*Written task:* Scan the data for "with" and copy the lines it appears in.

[Source data]
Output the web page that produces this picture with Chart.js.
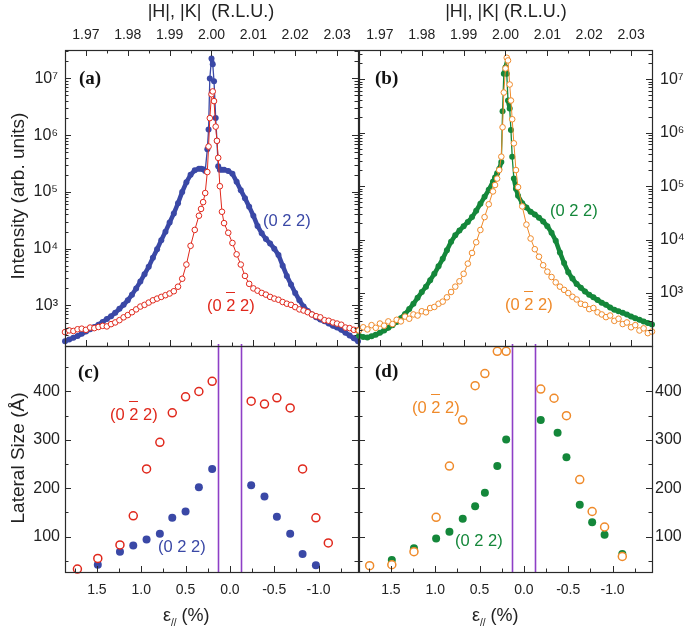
<!DOCTYPE html>
<html>
<head>
<meta charset="utf-8">
<script src="https://cdn.jsdelivr.net/npm/chart.js@4.4.1/dist/chart.umd.min.js"></script>
<style>
  body { margin: 0; background: #fff; }
  #wrap { position: relative; width: 685px; height: 626px; background: #fff; overflow: hidden; }
  canvas { position: absolute; left: 0; top: 0; }
  .t { position: absolute; white-space: nowrap; font-family: 'Liberation Sans', Arial, sans-serif; line-height: 1; color: #222; }
  .title { font-size: 18px; }
  .rot { transform: translate(-50%, -50%) rotate(-90deg); font-size: 19px; }
  .tag { font-family: 'Liberation Serif', 'Times New Roman', serif; font-weight: bold; font-size: 19px; color: #111; }
  .s { font-size: 16.5px; }
  .ov { position: relative; }
  .ov::before { content: ''; position: absolute; left: 0; right: 0; top: -4px; border-top: 1.5px solid currentColor; }
  sub { font-size: 10px; vertical-align: -5px; }
</style>
</head>
<body>
<div id="wrap">
  <canvas id="pa" width="685" height="626"></canvas>
  <canvas id="pb" width="685" height="626"></canvas>
  <canvas id="pc" width="685" height="626"></canvas>
  <canvas id="pd" width="685" height="626"></canvas>

  <div class="t title" style="left:211px;top:2px;transform:translateX(-50%)">|H|, |K|&nbsp;&nbsp;(R.L.U.)</div>
  <div class="t title" style="left:506px;top:2px;transform:translateX(-50%)">|H|, |K| (R.L.U.)</div>
  <div class="t title rot" style="left:17px;top:196px">Intensity (arb. units)</div>
  <div class="t title rot" style="left:17px;top:458px">Lateral Size (Å)</div>
  <div class="t title" style="left:163px;top:606px">ε<sub>//</sub> (%)</div>
  <div class="t title" style="left:472px;top:606px">ε<sub>//</sub> (%)</div>

  <div class="t tag" style="left:79px;top:68px">(a)</div>
  <div class="t tag" style="left:375px;top:68px">(b)</div>
  <div class="t tag" style="left:78px;top:362px">(c)</div>
  <div class="t tag" style="left:375px;top:361px">(d)</div>

  <div class="t s" style="left:263px;top:212px;color:#3a48a6">(0 2 2)</div>
  <div class="t s" style="left:207px;top:297px;color:#e0281c">(0 <span class="ov">2</span> 2)</div>
  <div class="t s" style="left:550px;top:202px;color:#14873a">(0 2 2)</div>
  <div class="t s" style="left:505px;top:296px;color:#ef8a2a">(0 <span class="ov">2</span> 2)</div>
  <div class="t s" style="left:110px;top:406px;color:#e0281c">(0 <span class="ov">2</span> 2)</div>
  <div class="t s" style="left:158px;top:538px;color:#3a48a6">(0 2 2)</div>
  <div class="t s" style="left:412px;top:399px;color:#ef8a2a">(0 <span class="ov">2</span> 2)</div>
  <div class="t s" style="left:455px;top:532px;color:#14873a">(0 2 2)</div>
</div>

<script>
// ---- data: top panels, |H|,|K| grid (R.L.U.) and log10 of intensity ----
const hGrid = [1.965,1.966,1.967,1.968,1.969,1.970,1.971,1.972,1.973,1.974,1.975,1.976,1.977,1.978,1.979,1.980,1.981,1.982,1.983,1.984,1.985,1.986,1.987,1.988,1.989,1.990,1.991,1.992,1.993,1.994,1.995,1.996,1.997,
  1.9975,1.998,1.9985,1.999,1.9993,1.9996,2.0,2.0003,2.0006,2.001,2.0013,2.0016,2.002,2.0025,2.003,
  2.004,2.005,2.006,2.007,2.008,2.009,2.010,2.011,2.012,2.013,2.014,2.015,2.016,2.017,2.018,2.019,2.020,2.021,2.022,2.023,2.024,2.025,2.026,2.027,2.028,2.029,2.030,2.031,2.032,2.033,2.034,2.035];

const logA022 = [2.37,2.40,2.43,2.46,2.50,2.54,2.58,2.62,2.66,2.71,2.76,2.81,2.87,2.94,3.01,3.09,3.19,3.30,3.42,3.55,3.68,3.84,3.99,4.15,4.30,4.46,4.62,4.80,5.00,5.17,5.30,5.38,5.41,
  5.41,5.40,5.37,5.75,6.10,7.00,7.35,7.25,6.95,6.30,5.90,5.45,5.39,5.39,5.39,
  5.37,5.32,5.18,5.03,4.89,4.74,4.58,4.40,4.27,4.17,4.09,4.00,3.89,3.70,3.52,3.37,3.22,3.09,2.98,2.90,2.84,2.79,2.75,2.72,2.68,2.64,2.61,2.57,2.52,2.47,2.42,2.37];

const logA0m22 = [2.53,2.56,2.55,2.58,2.59,2.57,2.61,2.60,2.62,2.64,2.63,2.67,2.70,2.74,2.79,2.83,2.88,2.93,2.98,3.01,3.05,3.09,3.12,3.15,3.18,3.21,3.25,3.33,3.47,3.72,4.05,4.33,4.58,
  4.70,4.82,4.98,5.35,5.80,6.30,6.72,6.77,6.60,6.15,5.90,5.60,5.10,4.65,4.45,
  4.28,4.10,3.90,3.72,3.52,3.38,3.30,3.26,3.22,3.19,3.15,3.12,3.10,3.06,3.03,3.01,2.97,2.93,2.91,2.88,2.84,2.81,2.79,2.74,2.73,2.70,2.68,2.66,2.61,2.60,2.57,2.56];

const logB022 = [2.20,2.18,2.17,2.19,2.22,2.26,2.30,2.35,2.40,2.46,2.53,2.61,2.70,2.80,2.91,3.02,3.12,3.24,3.36,3.50,3.64,3.80,3.96,4.08,4.17,4.25,4.33,4.42,4.54,4.67,4.80,4.93,5.08,
  5.16,5.24,5.32,5.45,6.40,7.10,7.22,7.10,6.60,6.45,6.05,5.55,5.14,4.95,4.82,
  4.68,4.60,4.52,4.47,4.41,4.34,4.25,4.13,3.98,3.76,3.56,3.39,3.27,3.17,3.10,3.03,2.97,2.92,2.87,2.82,2.78,2.73,2.69,2.66,2.63,2.60,2.56,2.53,2.50,2.47,2.44,2.41];

const logB0m22 = [2.30,2.36,2.32,2.40,2.35,2.43,2.39,2.47,2.42,2.50,2.47,2.56,2.52,2.60,2.58,2.66,2.64,2.72,2.74,2.80,2.84,2.92,3.02,3.12,3.22,3.36,3.55,3.75,3.95,4.18,4.42,4.66,4.90,
  5.02,5.14,5.30,5.55,6.10,6.75,7.20,7.40,7.35,6.90,6.60,6.25,5.80,5.30,4.98,
  4.62,4.28,4.02,3.82,3.68,3.52,3.40,3.30,3.20,3.12,3.06,3.00,2.93,2.88,2.80,2.78,2.70,2.72,2.64,2.60,2.55,2.58,2.48,2.52,2.42,2.45,2.36,2.40,2.30,2.34,2.25,2.28];

// ---- data: bottom panels, strain (%) and lateral size (Å) ----
const epsC0m22  = [1.72,1.49,1.24,1.09,0.94,0.79,0.65,0.50,0.35,0.20,-0.24,-0.39,-0.53,-0.68,-0.82,-0.97,-1.11];
const sizeC0m22 = [33,55,83,143,240,295,356,389,400,421,380,374,387,366,240,139,87];
const epsC022   = [1.49,1.24,1.09,0.94,0.79,0.65,0.50,0.35,0.20,-0.24,-0.39,-0.53,-0.68,-0.82,-0.97];
const sizeC022  = [42,69,82,94,106,139,152,202,240,206,183,141,106,64,41];

const epsD0m22  = [1.74,1.49,1.24,0.99,0.84,0.69,0.55,0.44,0.30,0.20,-0.19,-0.34,-0.48,-0.63,-0.77,-0.91,-1.11];
const sizeD0m22 = [40,42,69,140,246,341,412,437,483,483,405,386,350,218,152,120,59];
const epsD022   = [1.49,1.24,0.99,0.84,0.69,0.55,0.44,0.30,0.20,-0.19,-0.38,-0.48,-0.63,-0.77,-0.91,-1.11];
const sizeD022  = [52,76,96,110,137,163,191,246,301,341,315,264,166,130,104,64];

const strainLimits = [0.13, -0.13];

// ---- ticks ----
const hTicks = [1.97,1.98,1.99,2.00,2.01,2.02,2.03];
const hMinor = [1.975,1.985,1.995,2.005,2.015,2.025];
const decadeTicks = [1e3,1e4,1e5,1e6,1e7];
const decadeLabels = ['10³','10⁴','10⁵','10⁶','10⁷'];
const epsTicks = [1.5,1.0,0.5,0.0,-0.5,-1.0];
const epsLabels = ['1.5','1.0','0.5','0.0','-0.5','-1.0'];
const epsMinor = [1.75,1.25,0.75,0.25,-0.25,-0.75,-1.25];
const sizeTicks = [100,200,300,400];
const sizeLabels = ['100','200','300','400'];
const sizeMinor = [50,150,250,350,450];

const logMinor = [];
[2,3,4,5,6,7].forEach(d => { for (let m = 2; m <= 9; m++) logMinor.push(m * Math.pow(10, d)); });

const BLUE = '#3a48a6', RED = '#e0281c', GREEN = '#14873a', ORANGE = '#ef8a2a';

Chart.defaults.font.family = "'Liberation Sans', Arial, sans-serif";
Chart.defaults.color = '#222';

const toLogPts = (xs, logs) => xs.map((x, i) => ({ x: x, y: Math.pow(10, logs[i]) }));
const toPts = (xs, ys) => xs.map((x, i) => ({ x: x, y: ys[i] }));

// frame, inward ticks and strain markers
const specs = {};
const frame = {
  id: 'frame',
  afterDraw(chart) {
    const sp = specs[chart.canvas.id];
    const { ctx, chartArea: a } = chart;
    const xs = chart.scales.x, ys = chart.scales.y;
    ctx.save();
    if (sp.marks) {
      ctx.strokeStyle = '#8e3fc6';
      ctx.lineWidth = 1.6;
      sp.marks.forEach(v => {
        const px = Math.round(xs.getPixelForValue(v)) + 0.5;
        ctx.beginPath(); ctx.moveTo(px, a.top - 2); ctx.lineTo(px, a.bottom); ctx.stroke();
      });
    }
    ctx.strokeStyle = '#2a2a2a';
    ctx.lineWidth = 1.2;
    ctx.strokeRect(a.left + 0.5, a.top + 0.5, a.right - a.left, a.bottom - a.top);
    ctx.lineWidth = 1;
    const xt = (list, len) => list.forEach(v => {
      const px = Math.round(xs.getPixelForValue(v)) + 0.5;
      if (px < a.left + 1 || px > a.right - 1) return;
      ctx.beginPath();
      if (sp.xSides.includes('top')) { ctx.moveTo(px, a.top); ctx.lineTo(px, a.top + len); }
      if (sp.xSides.includes('bottom')) { ctx.moveTo(px, a.bottom); ctx.lineTo(px, a.bottom - len); }
      ctx.stroke();
    });
    const yt = (list, len) => list.forEach(v => {
      const py = Math.round(ys.getPixelForValue(v)) + 0.5;
      if (py < a.top + 1 || py > a.bottom - 1) return;
      ctx.beginPath();
      ctx.moveTo(a.left, py); ctx.lineTo(a.left + len, py);
      ctx.moveTo(a.right, py); ctx.lineTo(a.right - len, py);
      ctx.stroke();
    });
    xt(sp.xMajor, 6); xt(sp.xMinor, 3.5);
    yt(sp.yMajor, 6); yt(sp.yMinor, 3.5);
    ctx.restore();
  }
};

// dense runs of filled markers read as a band, the sparse peak stays a thin line
const bandWidth = c => Math.hypot(c.p1.x - c.p0.x, c.p1.y - c.p0.y) < 14 ? 4.5 : 1.3;

function filled(data, color, r, line) {
  return { data, showLine: line, borderColor: color, backgroundColor: color, borderWidth: line ? 1.3 : 0,
    segment: line ? { borderWidth: bandWidth } : undefined,
    pointRadius: r, pointBackgroundColor: color, pointBorderColor: color, pointBorderWidth: 0, clip: 5 };
}
function open(data, color, r, bw, line) {
  return { data, showLine: line, borderColor: color, backgroundColor: '#fff', borderWidth: line ? 1 : 0,
    pointRadius: r, pointBackgroundColor: '#fff', pointBorderColor: color, pointBorderWidth: bw, clip: 5 };
}

const noGrid = { display: false, drawTicks: false, tickLength: 0 };

function topScales(logMin, logMax, yPos, yPad) {
  return {
    x: { type: 'linear', position: 'top', min: 1.965, max: 2.035,
      grid: noGrid, border: { display: false },
      afterBuildTicks: s => { s.ticks = hTicks.map(v => ({ value: v })); },
      afterFit: s => { s.height = 50; },
      ticks: { padding: 6, maxRotation: 0, minRotation: 0, autoSkip: false, font: { size: 14 },
        callback: v => v.toFixed(2) } },
    y: { type: 'logarithmic', position: yPos, min: Math.pow(10, logMin), max: Math.pow(10, logMax),
      grid: noGrid, border: { display: false },
      afterBuildTicks: s => { s.ticks = decadeTicks.map(v => ({ value: v })); },
      afterFit: s => { s.width = yPos === 'left' ? 65 : 33; },
      ticks: { padding: yPad, autoSkip: false, font: { size: 16 }, callback: (v, i) => decadeLabels[i] } }
  };
}

function bottomScales(yPos, yPad) {
  return {
    x: { type: 'linear', position: 'bottom', reverse: true, min: -1.445, max: 1.86,
      grid: noGrid, border: { display: false },
      afterBuildTicks: s => { s.ticks = epsTicks.map(v => ({ value: v })); },
      afterFit: s => { s.height = 54; },
      ticks: { padding: 10, maxRotation: 0, minRotation: 0, autoSkip: false, font: { size: 14 },
        callback: (v, i) => epsLabels[i] } },
    y: { type: 'linear', position: yPos, min: 27, max: 494,
      grid: noGrid, border: { display: false },
      afterBuildTicks: s => { s.ticks = sizeTicks.map(v => ({ value: v })); },
      afterFit: s => { s.width = yPos === 'left' ? 65 : 33; },
      ticks: { padding: yPad, autoSkip: false, font: { size: 16 }, callback: (v, i) => sizeLabels[i] } }
  };
}

function panel(id, pad, scales, datasets, spec) {
  specs[id] = spec;
  return new Chart(document.getElementById(id), {
    type: 'scatter',
    data: { datasets },
    options: {
      responsive: false, animation: false, events: [],
      layout: { padding: pad },
      plugins: { legend: { display: false }, tooltip: { enabled: false } },
      scales
    },
    plugins: [frame]
  });
}

const topSpec = { xMajor: hTicks, xMinor: hMinor, xSides: ['top', 'bottom'], yMajor: decadeTicks, yMinor: logMinor };
const botSpec = { xMajor: epsTicks, xMinor: epsMinor, xSides: ['bottom'], yMajor: sizeTicks, yMinor: sizeMinor, marks: strainLimits };

panel('pa', { left: 0, right: 327, top: 0, bottom: 280 }, topScales(2.285, 7.50, 'left', 7), [
  open(toLogPts(hGrid, logA0m22), RED, 2.8, 1, true),
  filled(toLogPts(hGrid, logA022), BLUE, 3, true)
], topSpec);

panel('pb', { left: 359, right: 0, top: 0, bottom: 280 }, topScales(2.01, 7.545, 'right', 8), [
  open(toLogPts(hGrid, logB0m22), ORANGE, 2.8, 1, true),
  filled(toLogPts(hGrid, logB022), GREEN, 3, true)
], topSpec);

panel('pc', { left: 0, right: 327, top: 346, bottom: 0 }, bottomScales('left', 5), [
  open(toPts(epsC0m22, sizeC0m22), RED, 4, 1.5, false),
  filled(toPts(epsC022, sizeC022), BLUE, 4, false)
], botSpec);

panel('pd', { left: 359, right: 0, top: 346, bottom: 0 }, bottomScales('right', 3), [
  open(toPts(epsD0m22, sizeD0m22), ORANGE, 4, 1.5, false),
  filled(toPts(epsD022, sizeD022), GREEN, 4, false)
], botSpec);
</script>
</body>
</html>
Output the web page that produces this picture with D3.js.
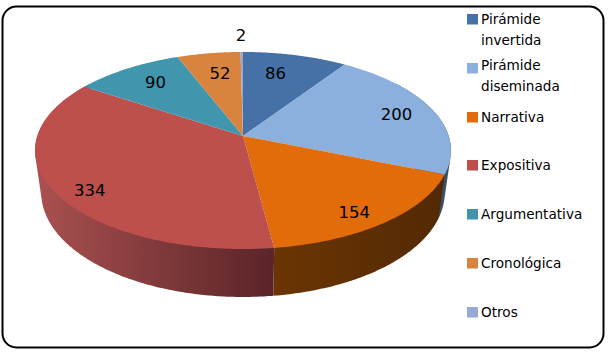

*Exercise solution:*
Output the web page that produces this picture with Chart.js.
Output the web page that produces this picture with D3.js.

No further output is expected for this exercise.